→ Records for this exercise:

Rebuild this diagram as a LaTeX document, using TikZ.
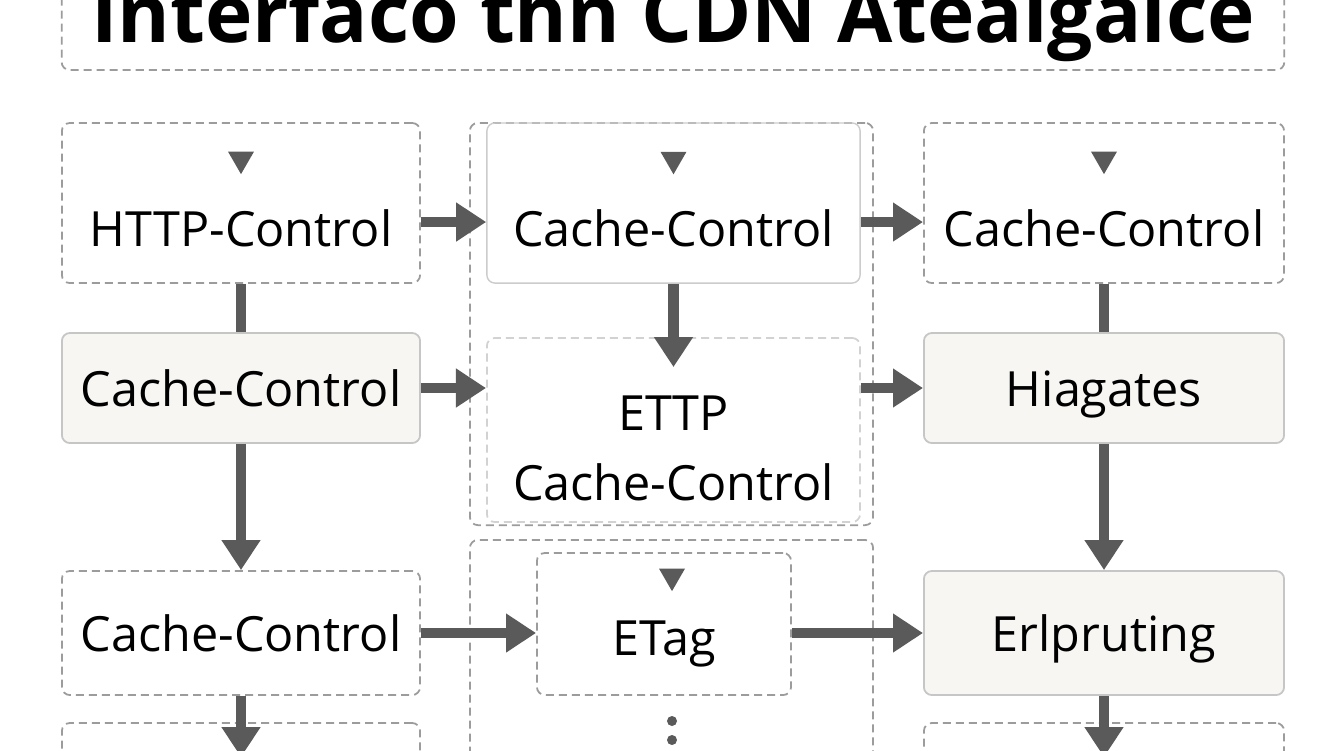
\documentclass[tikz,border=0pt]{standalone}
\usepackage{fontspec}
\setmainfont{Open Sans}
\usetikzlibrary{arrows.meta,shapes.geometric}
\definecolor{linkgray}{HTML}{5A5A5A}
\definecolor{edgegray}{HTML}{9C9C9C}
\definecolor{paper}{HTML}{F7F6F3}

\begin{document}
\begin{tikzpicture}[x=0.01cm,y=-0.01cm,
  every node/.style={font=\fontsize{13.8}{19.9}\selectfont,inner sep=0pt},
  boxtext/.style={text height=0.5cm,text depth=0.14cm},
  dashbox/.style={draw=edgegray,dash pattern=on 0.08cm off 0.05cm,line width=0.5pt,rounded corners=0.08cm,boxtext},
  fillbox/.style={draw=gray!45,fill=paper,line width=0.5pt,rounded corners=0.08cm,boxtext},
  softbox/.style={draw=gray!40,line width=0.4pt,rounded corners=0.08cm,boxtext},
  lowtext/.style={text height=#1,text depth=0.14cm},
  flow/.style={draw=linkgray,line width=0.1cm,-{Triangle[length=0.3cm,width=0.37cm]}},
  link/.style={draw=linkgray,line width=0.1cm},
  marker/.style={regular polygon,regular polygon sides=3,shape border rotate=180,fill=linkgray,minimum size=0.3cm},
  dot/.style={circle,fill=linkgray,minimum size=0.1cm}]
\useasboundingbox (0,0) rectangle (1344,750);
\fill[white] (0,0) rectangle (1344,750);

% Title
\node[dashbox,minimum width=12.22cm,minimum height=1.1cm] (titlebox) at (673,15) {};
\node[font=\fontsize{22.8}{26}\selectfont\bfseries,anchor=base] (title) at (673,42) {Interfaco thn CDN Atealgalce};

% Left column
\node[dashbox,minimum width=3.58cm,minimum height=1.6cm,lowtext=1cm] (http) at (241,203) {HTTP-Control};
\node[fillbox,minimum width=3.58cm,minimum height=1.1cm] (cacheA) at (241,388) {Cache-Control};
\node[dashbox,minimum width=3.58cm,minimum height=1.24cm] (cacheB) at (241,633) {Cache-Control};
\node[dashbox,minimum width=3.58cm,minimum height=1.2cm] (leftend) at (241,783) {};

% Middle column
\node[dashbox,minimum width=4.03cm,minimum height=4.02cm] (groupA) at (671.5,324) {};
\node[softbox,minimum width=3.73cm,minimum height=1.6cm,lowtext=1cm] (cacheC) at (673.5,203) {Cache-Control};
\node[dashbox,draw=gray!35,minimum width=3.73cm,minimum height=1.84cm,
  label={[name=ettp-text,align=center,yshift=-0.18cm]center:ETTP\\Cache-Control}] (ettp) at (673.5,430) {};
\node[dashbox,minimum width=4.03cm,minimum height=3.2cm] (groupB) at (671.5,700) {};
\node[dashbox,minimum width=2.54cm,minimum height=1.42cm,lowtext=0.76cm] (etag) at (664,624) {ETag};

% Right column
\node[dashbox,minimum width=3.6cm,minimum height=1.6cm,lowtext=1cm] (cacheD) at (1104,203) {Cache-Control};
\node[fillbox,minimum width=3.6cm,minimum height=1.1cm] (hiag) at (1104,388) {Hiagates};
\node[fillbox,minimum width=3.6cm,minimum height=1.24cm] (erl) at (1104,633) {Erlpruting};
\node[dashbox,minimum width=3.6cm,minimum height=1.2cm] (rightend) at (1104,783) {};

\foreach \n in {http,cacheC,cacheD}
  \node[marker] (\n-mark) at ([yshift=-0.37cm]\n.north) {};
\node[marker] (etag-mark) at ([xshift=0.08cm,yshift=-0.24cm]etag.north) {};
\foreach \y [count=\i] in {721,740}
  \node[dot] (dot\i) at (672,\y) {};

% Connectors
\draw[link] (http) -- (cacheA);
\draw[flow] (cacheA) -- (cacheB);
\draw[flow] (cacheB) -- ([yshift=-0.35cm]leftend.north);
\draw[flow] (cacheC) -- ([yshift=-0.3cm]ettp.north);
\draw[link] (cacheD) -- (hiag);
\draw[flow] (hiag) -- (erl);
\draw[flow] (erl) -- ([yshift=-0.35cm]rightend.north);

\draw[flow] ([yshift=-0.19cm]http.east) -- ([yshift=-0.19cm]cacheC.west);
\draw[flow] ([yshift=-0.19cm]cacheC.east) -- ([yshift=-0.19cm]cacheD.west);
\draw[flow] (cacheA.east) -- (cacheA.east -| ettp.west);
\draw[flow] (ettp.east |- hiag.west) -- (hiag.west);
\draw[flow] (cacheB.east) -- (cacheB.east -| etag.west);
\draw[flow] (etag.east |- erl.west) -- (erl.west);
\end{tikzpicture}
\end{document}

* * *

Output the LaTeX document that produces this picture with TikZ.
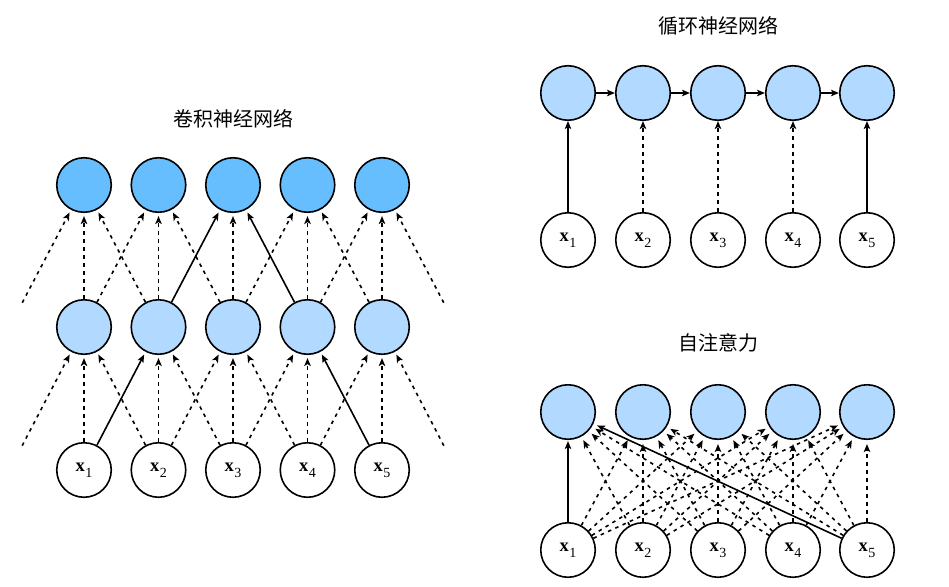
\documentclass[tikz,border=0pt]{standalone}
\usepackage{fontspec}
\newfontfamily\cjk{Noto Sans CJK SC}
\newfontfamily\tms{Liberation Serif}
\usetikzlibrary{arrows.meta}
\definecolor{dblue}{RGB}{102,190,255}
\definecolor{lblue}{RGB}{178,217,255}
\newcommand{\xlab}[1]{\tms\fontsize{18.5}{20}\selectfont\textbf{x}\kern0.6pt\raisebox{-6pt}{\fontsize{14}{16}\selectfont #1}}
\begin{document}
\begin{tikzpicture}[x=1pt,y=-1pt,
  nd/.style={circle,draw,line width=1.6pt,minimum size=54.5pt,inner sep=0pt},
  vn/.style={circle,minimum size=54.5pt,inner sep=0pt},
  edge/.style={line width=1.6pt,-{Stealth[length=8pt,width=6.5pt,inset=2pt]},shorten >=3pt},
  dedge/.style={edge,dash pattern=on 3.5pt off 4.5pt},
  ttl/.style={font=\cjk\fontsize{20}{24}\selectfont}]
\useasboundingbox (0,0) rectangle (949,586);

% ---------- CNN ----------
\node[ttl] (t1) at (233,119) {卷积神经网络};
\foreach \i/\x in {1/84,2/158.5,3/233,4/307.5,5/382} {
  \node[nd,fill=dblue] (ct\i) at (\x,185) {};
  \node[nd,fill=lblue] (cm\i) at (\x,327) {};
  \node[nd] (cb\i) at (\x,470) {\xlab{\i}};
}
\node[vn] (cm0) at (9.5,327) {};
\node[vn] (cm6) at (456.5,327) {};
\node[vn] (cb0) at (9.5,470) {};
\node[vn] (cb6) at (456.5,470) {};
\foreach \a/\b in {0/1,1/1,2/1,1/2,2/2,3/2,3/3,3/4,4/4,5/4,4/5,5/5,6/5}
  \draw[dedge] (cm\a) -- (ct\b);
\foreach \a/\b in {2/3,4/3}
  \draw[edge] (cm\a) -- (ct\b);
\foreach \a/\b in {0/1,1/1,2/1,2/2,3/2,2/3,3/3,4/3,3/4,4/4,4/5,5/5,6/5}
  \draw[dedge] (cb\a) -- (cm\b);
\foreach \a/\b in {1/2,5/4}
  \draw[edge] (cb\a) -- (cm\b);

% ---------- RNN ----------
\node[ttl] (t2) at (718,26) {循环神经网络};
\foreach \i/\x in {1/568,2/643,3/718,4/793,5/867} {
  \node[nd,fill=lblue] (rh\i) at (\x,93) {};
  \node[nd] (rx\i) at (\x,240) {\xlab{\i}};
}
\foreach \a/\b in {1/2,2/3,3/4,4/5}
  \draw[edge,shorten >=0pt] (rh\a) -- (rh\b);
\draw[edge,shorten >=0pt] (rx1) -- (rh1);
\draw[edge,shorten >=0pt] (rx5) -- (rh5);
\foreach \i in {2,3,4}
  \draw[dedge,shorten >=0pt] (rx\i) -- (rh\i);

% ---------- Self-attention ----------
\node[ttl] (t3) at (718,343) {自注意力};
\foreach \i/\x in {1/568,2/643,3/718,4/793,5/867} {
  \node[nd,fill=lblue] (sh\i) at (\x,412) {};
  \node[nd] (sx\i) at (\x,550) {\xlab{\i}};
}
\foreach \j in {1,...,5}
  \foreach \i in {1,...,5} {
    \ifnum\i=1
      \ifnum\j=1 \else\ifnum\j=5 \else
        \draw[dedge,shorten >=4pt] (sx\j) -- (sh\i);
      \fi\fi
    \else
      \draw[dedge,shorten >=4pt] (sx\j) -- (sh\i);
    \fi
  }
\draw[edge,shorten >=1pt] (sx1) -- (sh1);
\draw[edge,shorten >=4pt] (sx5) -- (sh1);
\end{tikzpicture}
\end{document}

→ Job: Your first line is the one with "Output the LaTeX", and your last is the one with "(rx\i) -- (rh\i);". Copy those and every line between them exactly, without any pictures.

→ Solution to this problem:
Output the LaTeX document that produces this picture with TikZ.
\documentclass[tikz,border=0pt]{standalone}
\usepackage{fontspec}
\newfontfamily\cjk{Noto Sans CJK SC}
\newfontfamily\tms{Liberation Serif}
\usetikzlibrary{arrows.meta}
\definecolor{dblue}{RGB}{102,190,255}
\definecolor{lblue}{RGB}{178,217,255}
\newcommand{\xlab}[1]{\tms\fontsize{18.5}{20}\selectfont\textbf{x}\kern0.6pt\raisebox{-6pt}{\fontsize{14}{16}\selectfont #1}}
\begin{document}
\begin{tikzpicture}[x=1pt,y=-1pt,
  nd/.style={circle,draw,line width=1.6pt,minimum size=54.5pt,inner sep=0pt},
  vn/.style={circle,minimum size=54.5pt,inner sep=0pt},
  edge/.style={line width=1.6pt,-{Stealth[length=8pt,width=6.5pt,inset=2pt]},shorten >=3pt},
  dedge/.style={edge,dash pattern=on 3.5pt off 4.5pt},
  ttl/.style={font=\cjk\fontsize{20}{24}\selectfont}]
\useasboundingbox (0,0) rectangle (949,586);

% ---------- CNN ----------
\node[ttl] (t1) at (233,119) {卷积神经网络};
\foreach \i/\x in {1/84,2/158.5,3/233,4/307.5,5/382} {
  \node[nd,fill=dblue] (ct\i) at (\x,185) {};
  \node[nd,fill=lblue] (cm\i) at (\x,327) {};
  \node[nd] (cb\i) at (\x,470) {\xlab{\i}};
}
\node[vn] (cm0) at (9.5,327) {};
\node[vn] (cm6) at (456.5,327) {};
\node[vn] (cb0) at (9.5,470) {};
\node[vn] (cb6) at (456.5,470) {};
\foreach \a/\b in {0/1,1/1,2/1,1/2,2/2,3/2,3/3,3/4,4/4,5/4,4/5,5/5,6/5}
  \draw[dedge] (cm\a) -- (ct\b);
\foreach \a/\b in {2/3,4/3}
  \draw[edge] (cm\a) -- (ct\b);
\foreach \a/\b in {0/1,1/1,2/1,2/2,3/2,2/3,3/3,4/3,3/4,4/4,4/5,5/5,6/5}
  \draw[dedge] (cb\a) -- (cm\b);
\foreach \a/\b in {1/2,5/4}
  \draw[edge] (cb\a) -- (cm\b);

% ---------- RNN ----------
\node[ttl] (t2) at (718,26) {循环神经网络};
\foreach \i/\x in {1/568,2/643,3/718,4/793,5/867} {
  \node[nd,fill=lblue] (rh\i) at (\x,93) {};
  \node[nd] (rx\i) at (\x,240) {\xlab{\i}};
}
\foreach \a/\b in {1/2,2/3,3/4,4/5}
  \draw[edge,shorten >=0pt] (rh\a) -- (rh\b);
\draw[edge,shorten >=0pt] (rx1) -- (rh1);
\draw[edge,shorten >=0pt] (rx5) -- (rh5);
\foreach \i in {2,3,4}
  \draw[dedge,shorten >=0pt] (rx\i) -- (rh\i);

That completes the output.